The government has decided to review the ban on cotton exports, announced on Monday, as agriculture minister Sharad Pawar has raised strong objections.
Textiles secretary Kiran Dhingra told journalists on Tuesday that the decision would be reviewed on March 9 by a group of ministers, who apart from the commerce minister, include Pawar and the finance minister.
The decision to impose the ban on exports was taken by the commerce minister on the recommendations of the committee of secretaries (CoS), which includes the commerce secretary, the textiles secretary and the agriculture secretary.
Dhingra said that since the commerce minister was going on a four-day foreign tour and there was a sudden surge in cotton exports, the ban had been put in place to check the stocks with textile mills falling further. "Currently, textile mills are carrying their lowest stocks ever in the past decade. Given the tight liquidity position in industry, it is not possible for them to procure larger quantities to cover their future requirement at this stage," she said.
Pawar, who positions himself as a farm leader, has dashed off a letter to the Prime Minister to protest against the decision.
Pawar said he has sought Prime Minister Manmohan Singh's intervention in the matter and demanded an immediate lifting of the ban. "They kept me in the dark. I came to know about this only after a notification was issued by DGFT," Pawar told reporters on the sidelines of an ICAR function.
Complaining that the decision was taken without proper consultations, Pawar said, "While taking such a decision, it is always proper to discuss it in the Cabinet Committee on Prices or in Cabinet Committee on Economic Affairs as is done with wheat, rice and sugar. So, I have raised this issue with the Prime Minister. This is highly objectionable."
The Directorate General of Foreign Trade (DGFT) comes under the commerce ministry, headed by Congress leader Anand Sharma, who also holds the charge of the textile ministry.

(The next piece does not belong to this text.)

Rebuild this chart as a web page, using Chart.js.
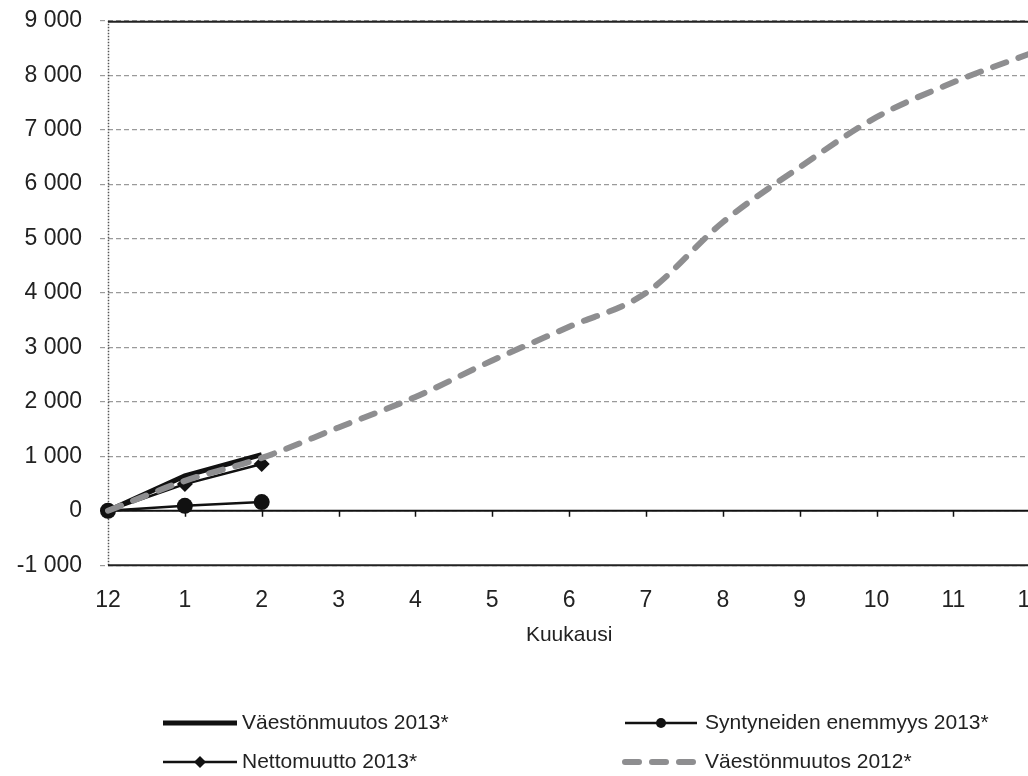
<!DOCTYPE html>
<html>
<head>
<meta charset="utf-8">
<script src="https://cdn.jsdelivr.net/npm/chart.js@4/dist/chart.umd.min.js"></script>
<style>
html, body { margin: 0; padding: 0; background: #fff; overflow: hidden; width: 1028px; height: 776px; }
#c { display: block; position: absolute; left: 0; top: -11px; }
</style>
</head>
<body>
<canvas id="c" width="1065" height="787" style="width:1065px;height:787px"></canvas>
<script>
const categories = ['12', '1', '2', '3', '4', '5', '6', '7', '8', '9', '10', '11', '12'];
const vaestonmuutos2013 = [0, 640, 1030];
const syntyneidenEnemmyys2013 = [0, 90, 160];
const nettomuutto2013 = [0, 490, 860];
const vaestonmuutos2012 = [0, 550, 970, 1530, 2090, 2760, 3380, 4000, 5300, 6310, 7230, 7870, 8400];
const yTicks = [-1000, 0, 1000, 2000, 3000, 4000, 5000, 6000, 7000, 8000, 9000];

const FONT = "'Liberation Sans', Arial, sans-serif";

function fmt(v) {
  const s = Math.abs(v).toString().replace(/\B(?=(\d{3})+(?!\d))/g, ' ');
  return (v < 0 ? '-' : '') + s;
}

const framePlugin = {
  id: 'frame',
  beforeDatasetsDraw(chart) {
    const { ctx, chartArea: a, scales } = chart;
    const y0 = scales.y.getPixelForValue(0);
    ctx.save();
    ctx.strokeStyle = '#555';
    ctx.lineWidth = 1.5;
    ctx.setLineDash([1.5, 1.5]);
    ctx.beginPath();
    ctx.moveTo(a.left + 0.5, a.top);
    ctx.lineTo(a.left + 0.5, a.bottom);
    ctx.stroke();
    ctx.setLineDash([]);
    ctx.strokeStyle = '#222';
    ctx.lineWidth = 2;
    ctx.beginPath();
    ctx.moveTo(a.left, a.top + 1);
    ctx.lineTo(a.right, a.top + 1);
    ctx.moveTo(a.left, a.bottom);
    ctx.lineTo(a.right, a.bottom);
    ctx.stroke();
    ctx.strokeStyle = '#111';
    ctx.lineWidth = 2;
    ctx.beginPath();
    ctx.moveTo(a.left, y0);
    ctx.lineTo(a.right, y0);
    ctx.stroke();
    ctx.lineWidth = 1.5;
    ctx.beginPath();
    for (let i = 0; i < categories.length; i++) {
      const x = Math.round(scales.x.getPixelForValue(i)) + 0.5;
      ctx.moveTo(x, y0);
      ctx.lineTo(x, y0 + 6);
    }
    ctx.stroke();
    ctx.restore();
  }
};

const legendPlugin = {
  id: 'customLegend',
  afterDraw(chart) {
    const { ctx } = chart;
    const ds = chart.data.datasets;
    const slots = [
      { i: 0, x1: 163, x2: 237, tx: 242, y: 734 },
      { i: 1, x1: 625, x2: 697, tx: 705, y: 734 },
      { i: 2, x1: 163, x2: 237, tx: 242, y: 773 },
      { i: 3, x1: 625, x2: 695, tx: 705, y: 773 }
    ];
    ctx.save();
    for (const s of slots) {
      const d = ds[s.i];
      ctx.strokeStyle = d.borderColor;
      ctx.lineWidth = d.borderWidth;
      ctx.lineCap = d.borderCapStyle || 'butt';
      ctx.setLineDash(d.borderDash || []);
      ctx.beginPath();
      ctx.moveTo(s.x1, s.y);
      ctx.lineTo(s.x2, s.y);
      ctx.stroke();
      ctx.setLineDash([]);
      const cx = (s.x1 + s.x2) / 2;
      ctx.fillStyle = d.pointBackgroundColor || d.borderColor;
      if (d.pointStyle === 'circle' && d.pointRadius > 0) {
        ctx.beginPath();
        ctx.arc(cx, s.y, 5, 0, Math.PI * 2);
        ctx.fill();
      } else if (d.pointStyle === 'rectRot' && d.pointRadius > 0) {
        const r = 6;
        ctx.beginPath();
        ctx.moveTo(cx, s.y - r);
        ctx.lineTo(cx + r, s.y);
        ctx.lineTo(cx, s.y + r);
        ctx.lineTo(cx - r, s.y);
        ctx.closePath();
        ctx.fill();
      }
      ctx.fillStyle = '#222';
      ctx.font = '21px ' + FONT;
      ctx.textBaseline = 'middle';
      ctx.textAlign = 'left';
      ctx.fillText(d.label, s.tx, s.y);
    }
    ctx.restore();
  }
};

new Chart(document.getElementById('c'), {
  type: 'line',
  data: {
    labels: categories,
    datasets: [
      {
        label: 'Väestönmuutos 2013*',
        data: vaestonmuutos2013,
        borderColor: '#111',
        backgroundColor: '#111',
        borderWidth: 5,
        pointRadius: 0,
        pointStyle: false,
        tension: 0,
        order: 2
      },
      {
        label: 'Syntyneiden enemmyys 2013*',
        data: syntyneidenEnemmyys2013,
        borderColor: '#111',
        backgroundColor: '#111',
        pointBackgroundColor: '#111',
        borderWidth: 2.5,
        pointStyle: 'circle',
        pointRadius: 8,
        pointBorderWidth: 0,
        tension: 0,
        order: 3
      },
      {
        label: 'Nettomuutto 2013*',
        data: nettomuutto2013,
        borderColor: '#111',
        backgroundColor: '#111',
        pointBackgroundColor: '#111',
        borderWidth: 2.5,
        pointStyle: 'rectRot',
        pointRadius: 8,
        pointBorderWidth: 0,
        tension: 0,
        order: 1
      },
      {
        label: 'Väestönmuutos 2012*',
        data: vaestonmuutos2012,
        borderColor: '#8e8e90',
        backgroundColor: '#8e8e90',
        borderWidth: 6,
        borderDash: [14, 13],
        borderCapStyle: 'round',
        pointRadius: 0,
        pointStyle: false,
        tension: 0.35,
        cubicInterpolationMode: 'monotone',
        order: 0
      }
    ]
  },
  options: {
    responsive: false,
    animation: false,
    layout: { padding: { top: 0, right: 0, bottom: 128, left: 0 } },
    plugins: {
      legend: { display: false },
      tooltip: { enabled: false }
    },
    scales: {
      x: {
        type: 'category',
        offset: false,
        grid: { display: false, drawTicks: false },
        border: { display: false },
        ticks: { color: '#222', font: { family: FONT, size: 23 }, padding: 22, maxRotation: 0, autoSkip: false },
        title: { display: true, text: 'Kuukausi', color: '#222', font: { family: FONT, size: 21 }, padding: { top: -14, bottom: 0 } }
      },
      y: {
        min: -1000,
        max: 9000,
        afterBuildTicks(scale) { scale.ticks = yTicks.map(v => ({ value: v })); },
        afterFit(scale) { scale.width = 108; },
        border: { display: false, dash: [5, 3] },
        grid: {
          color: '#9a9a9a',
          lineWidth: 1.2,
          tickLength: 8,
          tickBorderDash: [5, 3],
          tickColor: '#9a9a9a'
        },
        ticks: {
          color: '#222',
          font: { family: FONT, size: 23 },
          padding: 18,
          callback: (v) => fmt(v)
        }
      }
    }
  },
  plugins: [framePlugin, legendPlugin]
});
</script>
</body>
</html>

Pawar added that cotton growers in Gujarat, Andhra Pradesh and Madhya Pradesh are in serious trouble as traders have stopped buying cotton after the ban on exports.
Gujarat chief minister Narendra Modi had also taken strong objection to the Centre's decision to ban cotton exports and had shot off a letter to Singh on Monday demanding lifting of the ban.
With the Congress faring poorly in the Assembly elections in the five states, the UPA government cannot afford to be seen as anti-farmer in its policies. While the ban protects the interest of industry, it has also led to a decline in prices of cotton, which directly impacts incomes of farmers.
However, Dhingra said that with only 25 per cent of cotton likely to arrive in the markets during the current season, the scenario pointed to a shortage of cotton for the indigenous industry, huge rise in domestic prices of cotton and inability of textile mills to build up carryover stocks for the 2012-13 cotton year.
She said that the textiles policy cleared by the GoM in 2010 had laid down that a carry- forward balance of 50 lakh bales should be maintained and only surplus cotton should be exported. Exports at 94 lakh bales have brought down the carry- over stocks to 36 lakh bales, she added.